The announced quarterly dividend rate at this real estate investment trust (:REIT) equates to an annualized rate of common stock dividend of $1.32 per share, resulting in a yield of over 2.6% based on the closing price of Post Properties' stock on May 24.
As a matter of fact, Post Properties has a strong balance sheet, which provides it with the financial flexibility to pursue accretive acquisitions and dividend payouts. This augurs well for its long-term growth.
As of Apr 26, 2013, the company had cash and cash equivalents of $113.4 million and no outstanding borrowings, and letters of credit totaling $0.6 million under its combined $330 million unsecured lines of credit. Notably, the company has no principal debt maturities in either 2013 or 2014.

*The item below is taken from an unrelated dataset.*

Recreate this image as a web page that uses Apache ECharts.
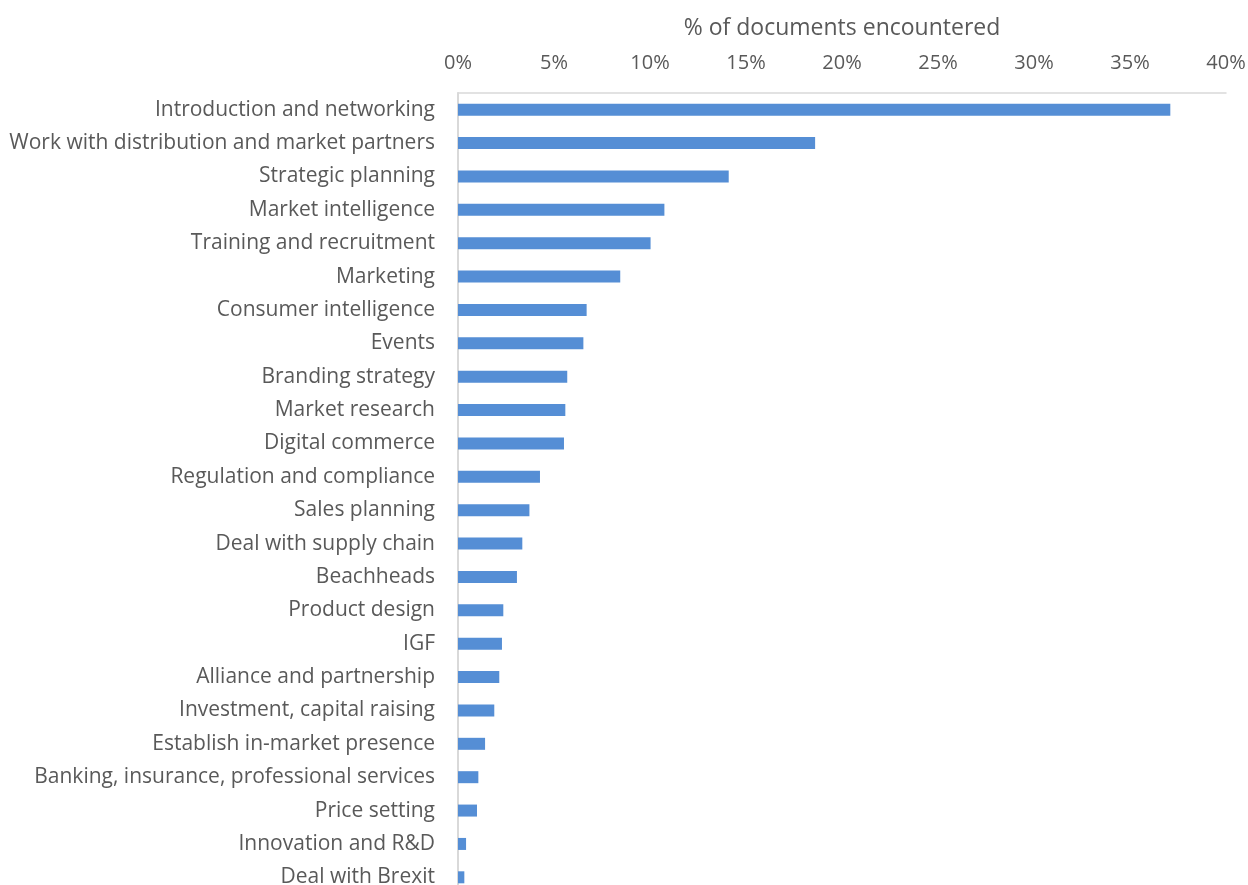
<!DOCTYPE html>
<html>
<head>
<meta charset="utf-8">
<script src="https://cdn.jsdelivr.net/npm/echarts@6/dist/echarts.min.js"></script>
<style>
html,body{margin:0;padding:0;background:#fff;}
#chart{width:1248px;height:885px;}
</style>
</head>
<body>
<div id="chart"></div>
<script>
const categories = [
  "Introduction and networking",
  "Work with distribution and market partners",
  "Strategic planning",
  "Market intelligence",
  "Training and recruitment",
  "Marketing",
  "Consumer intelligence",
  "Events",
  "Branding strategy",
  "Market research",
  "Digital commerce",
  "Regulation and compliance",
  "Sales planning",
  "Deal with supply chain",
  "Beachheads",
  "Product design",
  "IGF",
  "Alliance and partnership",
  "Investment, capital raising",
  "Establish in-market presence",
  "Banking, insurance, professional services",
  "Price setting",
  "Innovation and R&D",
  "Deal with Brexit"
];
const values = [37.1, 18.6, 14.1, 10.75, 10.03, 8.45, 6.7, 6.53, 5.69, 5.59, 5.52, 4.27, 3.72, 3.35, 3.07, 2.36, 2.29, 2.15, 1.89, 1.41, 1.06, 0.99, 0.42, 0.33];
const axisTitle = "% of documents encountered";

const FONT = "'Open Sans', sans-serif";
const chart = echarts.init(document.getElementById('chart'));
chart.setOption({
  animation: false,
  grid: { left: 458, right: 22, top: 93, height: 801, containLabel: false, outerBoundsMode: 'none' },
  xAxis: {
    type: 'value', position: 'top', min: 0, max: 40, interval: 5,
    name: axisTitle, nameLocation: 'middle', nameGap: 53,
    nameTextStyle: { color: '#595959', fontSize: 23, fontFamily: FONT },
    axisLabel: { formatter: '{value}%', color: '#595959', fontSize: 20, fontFamily: FONT, margin: 20 },
    axisLine: { show: true, lineStyle: { color: '#d9d9d9', width: 1.5 } },
    axisTick: { show: false },
    splitLine: { show: false }
  },
  yAxis: {
    type: 'category', inverse: true, data: categories,
    axisLabel: { color: '#595959', fontSize: 21, fontFamily: FONT, margin: 23, padding: [3, 0, 0, 0] },
    axisLine: { show: true, lineStyle: { color: '#d9d9d9', width: 2 } },
    axisTick: { show: false }
  },
  series: [{
    type: 'bar', data: values, barWidth: 12,
    itemStyle: { color: '#558ED5' }
  }]
});
</script>
</body>
</html>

Moreover, last month, Post Properties came up with impressive first-quarter results. The company reported funds from operations (:FFO) of 74 cents per share, beating the Zacks Consensus Estimate by 5.7% and the year-ago quarter FFO per share by 15.6%.
Results reflect the ongoing momentum in apartment market fundamentals, the company’s solid capital position and attractive return potential of its new projects in development. Hence, with strong quarterly results, the company is well poised to maintain its growth curves and simultaneously benefit the shareholders with steadily rising dividends.
In addition to Post Properties, recently Plum Creek Timber Company Inc. (PCL) announced a 5% hike in its quarterly cash dividend rate to 44 cents per share, based on its bullish expectations of persistent growth of long-term, sustainable cash flow.
As a matter of fact, solid dividend payouts are arguably the biggest attraction for REIT investors as the U.S. law requires these companies to distribute 90% of their annual taxable income in the form of dividends to shareholders.
Post Properties currently carries a Zacks Rank #3 (Hold). However, two other REIT stocks that are performing well and deserve a look includes Select Income REIT (SIR) that carries a Zacks Rank #1 (Strong Buy) and The Macerich Company (MAC), which has a Zacks Rank #2 (Buy).
Note: Funds from operations, a widely accepted and reported measure of REITs performance, are derived by adding depreciation, amortization and other non-cash expenses to net income.